GRANVIL RAY “G.R.” WILLIAMS

Granvil Ray Williams was born in Big Spring, Texas in 1919. When he was very young, his family moved to San Antonio where he spent his “growing-up” years. He enlisted In the Navy in December 1939. He was sent by train to San Diego, California for basic training. He was then immediately assigned to the Battleship, U.S.S. West Virginia, with homeport of Long Beach, California. He says, “We trained often in the open ocean and were frequently in and out of Pearl Harbor”. The entire Sixth Fleet had conducted night battle exercises and returned to Pearl Harbor on Dec 5, 1941 when Granvil mailed a letter back home to his fiancé, Helen Creswell. He had an approved leave that was supposed to start on December 7th and he was coming home to be married. The Japanese changed those plans, (see what Helen says below).

Just before 8AM on December 7, 1941, Gunners Mate 3rd Class Williams was making his way to his battle station, the forward Anti-Aircraft Directory, high above the ship’s bridge. He was in position to see as the Japanese planes began coming in and sweeping past the ship, below his eye level. Looking down, he could see the rising sun Insignia on the aircraft and the expression on the faces of pilots staring back towards him. Granvil was blown off his feet when the battleship, Arizona (immediately astern) blew up. The West Virginia was hit with (a total of) eight torpedoes and three 500 pound bombs. The directory was put out of action so G.R. made his way down to the deck. The ship was listing to starboard and already beginning to sink. G.R. pulled a dead sailor off one of the anti-aircraft guns and had just put the gun back into action when a bomb detonated near mid-ship, blowing all the gun crews off thee guns. He says, “I was blasted into and over the gun shield, over the rail and into the water with broken left leg, broken right shoulder, and flash burns to all my exposed skin.
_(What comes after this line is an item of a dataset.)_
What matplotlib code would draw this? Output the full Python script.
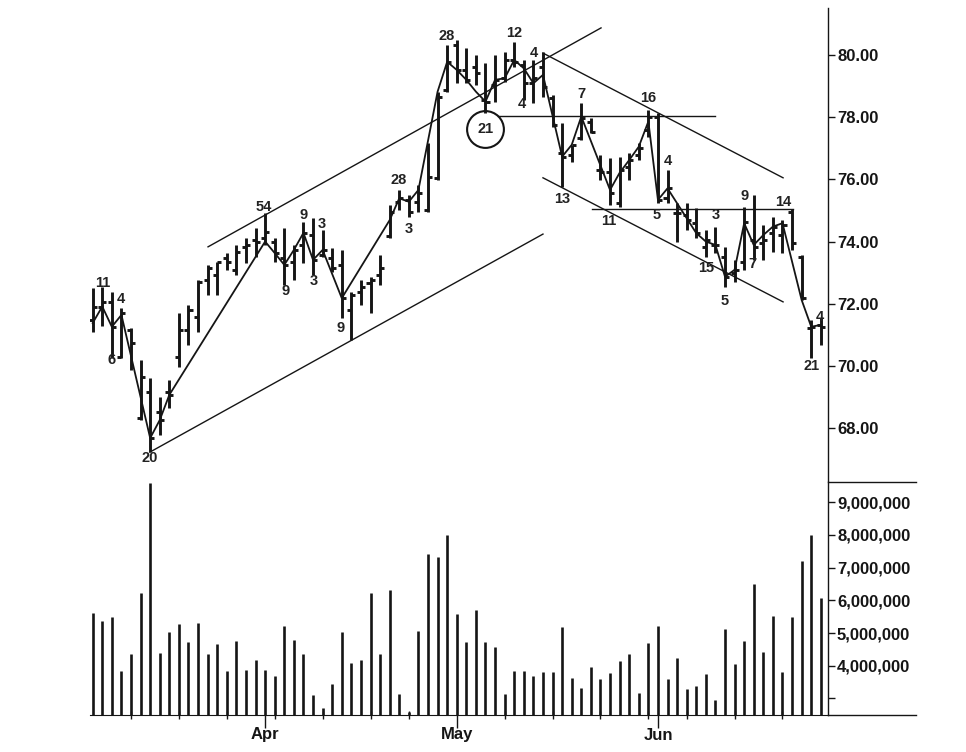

My eyebrows were completely burned away. Oil from the fuel tanks already covered the surface so when I hit the water, the oil in my eyes blinded me. I lost consciousness, but was later told that a shipmate held my head above water to save me from drowning and a sailor from the battleship Tennessee pulled me into a life raft and beached it on Ford Island. I regained consciousness and lay there helpless as planes continued to come in, strafing sailors in the water; but passed out again when a crew came by and gave me a morphine shot.”

G.R. woke up in a plantation hospital and was later taken back in to the Pearl Harbor Naval Hospital where he remained for about a month. He requested immediate assignment to another combat ship and was ordered aboard the carrier, Enterprise, even though he had not healed well enough to perform his assigned duty as a 20 mm. anti-aircraft gunner. He served aboard Enterprise during engagements around Kwajalein, the Marshalls, the Solomons and the Gilbert Islands and was again wounded in action by shell fragments. He returned to the West Virginia after the battleship was raised in 1943 and sent to Bremerton, Washington for overhaul. At that time he finally got 30 days leave home to San Antonio. He and Helen married, nearly two years after they had originally planned, and days later, G.R. returned to duty on the West Virginia. After the war, G.R. entered Federal Civil Service working at Kelly Field in San Antonio and he retired there 27 years later. He and Helen have since lived in retirement in Canyon Lake and in Kyle.

HELEN SAYS….

We didn’t exactly date as teenagers growing up in San Antonio. But, we went to Harlandale High School together and both our families attended Taylor Tabernacle (Pentecostal Church) so we saw each other every day of the week. We would have been married in Dec 1941 if it had not been for the attack on Pearl Harbor; as it is, this is our 56th wedding anniversary year. We are proud of our four daughters and seven grandchildren. One of our daughters (a school teacher) and her husband own the house next-door to us and they help out a lot because G.R. has recently had a shoulder replacement and his disabilities do not permit him to drive. In ad­dition to the Military Order of the Purple Heart, he is a dedicated member of the Pearl Harbor Survivors Assn.

Granvil Ray “G.R.” Williams provided this Purple Heart story for publication in the March 1999 issue of PATRIOT BULLETIN. G.R. passed away in May 2010 and was buried in the Fort Sam Houston National Cemetery in San Antonio, Texas.